Problem to solve
Leave out the pictures, and write out exactly the lines from the beginning of the material to the line holding "const yTicksA=[0,20,40,60,80,100];", that line included, and nothing else.

Given material
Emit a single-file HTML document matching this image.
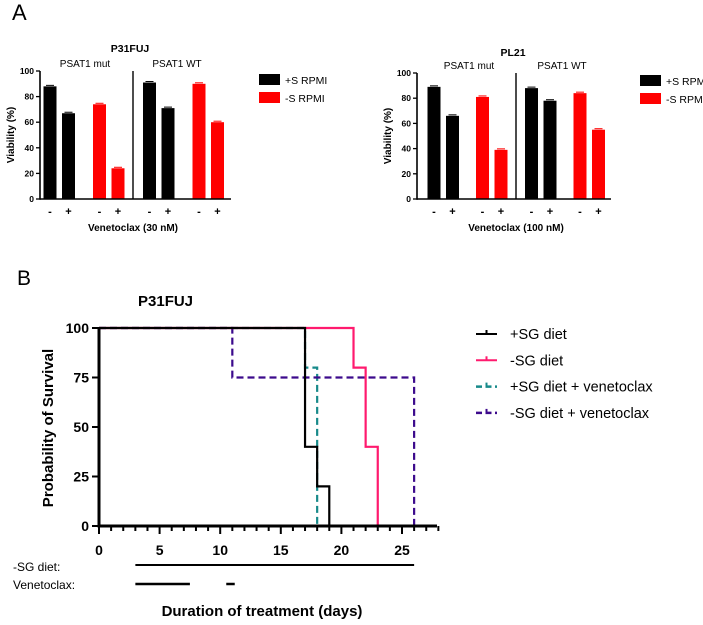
<!DOCTYPE html>
<html><head><meta charset="utf-8"><style>
body{margin:0;background:#fff;}
svg text{font-family:"Liberation Sans",Arial,sans-serif;}
</style></head><body>
<svg id="s" width="703" height="620" viewBox="0 0 703 620" xmlns="http://www.w3.org/2000/svg">
<text x="12" y="20" font-size="22">A</text>
<text x="17" y="285" font-size="21">B</text>
<g id="bars"></g>
<g id="km"></g>
</svg>
<script>
const NS='http://www.w3.org/2000/svg';
function mk(tag,attrs,parent,txt){const e=document.createElementNS(NS,tag);for(const k in attrs)e.setAttribute(k,attrs[k]);if(txt!==undefined)e.textContent=txt;parent.appendChild(e);return e;}

// ---- Panel A data ----
const barGroups=['mut -','mut +','mut -S -','mut -S +','wt -','wt +','wt -S -','wt -S +'];
const p31Values=[88,67,74,24,91,71,90,60];
const pl21Values=[89,66,81,39,88,78,84,55];
const barSigns=['-','+','-','+','-','+','-','+'];
const yTicksA=[0,20,40,60,80,100];

const barsG=document.getElementById('bars');
function barChart(cfg){
  const g=mk('g',{},barsG);
  
  
  const y=v=>cfg.y0-(v/100)*(cfg.y0-cfg.y100);
  cfg.values.forEach((v,i)=>{
    const cx=cfg.x0+i*cfg.step+(i>=2?cfg.gap:0)+(i>=4?cfg.gap2:0)+(i>=6?cfg.gap:0);
    const col=(i===2||i===3||i===6||i===7)?'#ff0000':'#000';
    const r=mk('rect',{x:cx-6.5,y:y(v),width:13,height:cfg.y0-y(v),fill:col},g);
    
    
    mk('line',{x1:cx-4,x2:cx+4,y1:y(v)-1,y2:y(v)-1,stroke:col,'stroke-width':1},g);
    const t=mk('text',{x:cx,y:cfg.y0+16,'font-size':11,'font-weight':'bold','text-anchor':'middle'},g,barSigns[i]);
    
    
  });
  mk('line',{x1:cfg.ax,x2:cfg.ax,y1:cfg.y100,y2:cfg.y0+0.8,stroke:'#000','stroke-width':1.6},g);
  mk('line',{x1:cfg.ax,x2:cfg.xEnd,y1:cfg.y0,y2:cfg.y0,stroke:'#000','stroke-width':1.6},g);
  mk('line',{x1:cfg.div,x2:cfg.div,y1:cfg.y100,y2:cfg.y0,stroke:'#000','stroke-width':1.4},g);
  yTicksA.forEach(t=>{
    mk('line',{x1:cfg.ax-4,x2:cfg.ax,y1:y(t),y2:y(t),stroke:'#000','stroke-width':1.3},g);
    mk('text',{x:cfg.ax-6,y:y(t)+3,'font-size':8.5,'font-weight':'bold','text-anchor':'end'},g,t);
  });
  cfg.values.forEach((v,i)=>{});
  const tt=mk('text',{x:cfg.div-3,y:cfg.titleY,'font-size':10.5,'font-weight':'bold','text-anchor':'middle'},g,cfg.title);
  
  
  mk('text',{x:cfg.mutX,y:cfg.y100-4,'font-size':10,'text-anchor':'middle'},g,'PSAT1 mut');
  mk('text',{x:cfg.wtX,y:cfg.y100-4,'font-size':10,'text-anchor':'middle'},g,'PSAT1 WT');
  const xl=mk('text',{x:cfg.div,y:cfg.y0+32,'font-size':10,'font-weight':'bold','text-anchor':'middle'},g,cfg.xlabel);
  
  
  const yl=mk('text',{x:0,y:0,'font-size':10,'font-weight':'bold','text-anchor':'middle',transform:`translate(${cfg.ax-26},${(cfg.y0+cfg.y100)/2}) rotate(-90)`},g,'Viability (%)');
  
  
  [['+S RPMI','#000',0],['-S RPMI','#ff0000',18]].forEach(([lab,col,dy])=>{
    const le=mk('g',{},g);
    
    
    mk('rect',{x:cfg.legX,y:cfg.legY+dy,width:21,height:11,fill:col},le);
    mk('text',{x:cfg.legX+26,y:cfg.legY+dy+10,'font-size':10.5},le,lab);
  });
}
barChart({name:'p31fuj-bar-chart',values:p31Values,title:'P31FUJ',x0:50,step:18.5,gap:12.5,gap2:13,ax:40,xEnd:231,div:133,y0:199,y100:71,titleY:52,mutX:85,wtX:177,xlabel:'Venetoclax (30 nM)',legX:259,legY:74});
barChart({name:'pl21-bar-chart',values:pl21Values,title:'PL21',x0:434,step:18.5,gap:11.5,gap2:12,ax:417,xEnd:611,div:516,y0:199,y100:73,titleY:56,mutX:469,wtX:562,xlabel:'Venetoclax (100 nM)',legX:640,legY:75});

// ---- Panel B data ----
const seriesNames=['+SG diet','-SG diet','+SG diet + venetoclax','-SG diet + venetoclax'];
const blackTimes=[0,17,18,19];const blackSurv=[100,40,20,0];
const pinkTimes=[0,21,22,23];const pinkSurv=[100,80,40,0];
const tealTimes=[0,17,18];const tealSurv=[100,80,0];
const purpleTimes=[0,11,26];const purpleSurv=[100,75,0];
const xTicksB=[0,5,10,15,20,25];
const yTicksB=[0,25,50,75,100];
const sgDietSpan=[3,26];
const venSpans=[[3,7.5],[10.5,11.2]];

const km=document.getElementById('km');


const X=d=>99+d*12.12, Y=p=>526-p*1.98;
mk('text',{x:138,y:306,'font-size':15,'font-weight':'bold'},km,'P31FUJ');
function step(times,surv){let d=`M${X(times[0])},${Y(surv[0])}`;for(let i=1;i<times.length;i++){d+=`H${X(times[i])}V${Y(surv[i])}`;}return d;}
const defs=[[tealTimes,tealSurv,'#178a8a','7,4','series-plus-sg-venetoclax'],[purpleTimes,purpleSurv,'#3c0a8c','7,4','series-minus-sg-venetoclax'],[pinkTimes,pinkSurv,'#ff1a6e','','series-minus-sg'],[blackTimes,blackSurv,'#000','','series-plus-sg']];
defs.forEach(([t,s,c,da,n])=>{
  const p=mk('path',{d:step(t,s),fill:'none',stroke:c,'stroke-width':2.2,'stroke-dasharray':da||'none'},km);
  
  
});
mk('line',{x1:X(0),x2:X(0),y1:Y(100),y2:Y(0)+1.5,stroke:'#000','stroke-width':3},km);
mk('line',{x1:X(0),x2:437,y1:Y(0),y2:Y(0),stroke:'#000','stroke-width':3},km);
for(let d=0;d<=28;d++){const major=xTicksB.includes(d);mk('line',{x1:X(d),x2:X(d),y1:Y(0),y2:Y(0)+(major?8:5),stroke:'#000','stroke-width':2},km);}
xTicksB.forEach(t=>mk('text',{x:X(t),y:555,'font-size':14,'font-weight':'bold','text-anchor':'middle'},km,t));
yTicksB.forEach(t=>{mk('line',{x1:X(0)-7,x2:X(0),y1:Y(t),y2:Y(t),stroke:'#000','stroke-width':2},km);mk('text',{x:X(0)-10,y:Y(t)+5,'font-size':14,'font-weight':'bold','text-anchor':'end'},km,t);});
const yl=mk('text',{x:0,y:0,'font-size':15,'font-weight':'bold','text-anchor':'middle',transform:'translate(53,428) rotate(-90)'},km,'Probability of Survival');


mk('text',{x:13,y:571,'font-size':12},km,'-SG diet:');
mk('text',{x:13,y:589,'font-size':12},km,'Venetoclax:');
mk('line',{x1:X(sgDietSpan[0]),x2:X(sgDietSpan[1]),y1:565,y2:565,stroke:'#000','stroke-width':2},km);
venSpans.forEach(s=>mk('line',{x1:X(s[0]),x2:X(s[1]),y1:584,y2:584,stroke:'#000','stroke-width':2.5},km));
const xl=mk('text',{x:262,y:616,'font-size':15,'font-weight':'bold','text-anchor':'middle'},km,'Duration of treatment (days)');


const legCols=['#000','#ff1a6e','#178a8a','#3c0a8c'];
seriesNames.forEach((n,i)=>{
  const g=mk('g',{},km);
  
  
  const yy=334+i*26.3;
  if(i<2){mk('line',{x1:476,x2:497,y1:yy,y2:yy,stroke:legCols[i],'stroke-width':2},g);mk('line',{x1:486.5,x2:486.5,y1:yy-4,y2:yy,stroke:legCols[i],'stroke-width':2},g);}
  else{mk('line',{x1:476,x2:497,y1:yy,y2:yy,stroke:legCols[i],'stroke-width':2.5,'stroke-dasharray':'6,3.5'},g);mk('line',{x1:486.5,x2:486.5,y1:yy-4,y2:yy,stroke:legCols[i],'stroke-width':2},g);}
  mk('text',{x:510,y:yy+5,'font-size':14.5},g,n);
});
</script>
</body></html>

Task response
Emit a single-file HTML document matching this image.
<!DOCTYPE html>
<html><head><meta charset="utf-8"><style>
body{margin:0;background:#fff;}
svg text{font-family:"Liberation Sans",Arial,sans-serif;}
</style></head><body>
<svg id="s" width="703" height="620" viewBox="0 0 703 620" xmlns="http://www.w3.org/2000/svg">
<text x="12" y="20" font-size="22">A</text>
<text x="17" y="285" font-size="21">B</text>
<g id="bars"></g>
<g id="km"></g>
</svg>
<script>
const NS='http://www.w3.org/2000/svg';
function mk(tag,attrs,parent,txt){const e=document.createElementNS(NS,tag);for(const k in attrs)e.setAttribute(k,attrs[k]);if(txt!==undefined)e.textContent=txt;parent.appendChild(e);return e;}

// ---- Panel A data ----
const barGroups=['mut -','mut +','mut -S -','mut -S +','wt -','wt +','wt -S -','wt -S +'];
const p31Values=[88,67,74,24,91,71,90,60];
const pl21Values=[89,66,81,39,88,78,84,55];
const barSigns=['-','+','-','+','-','+','-','+'];
const yTicksA=[0,20,40,60,80,100];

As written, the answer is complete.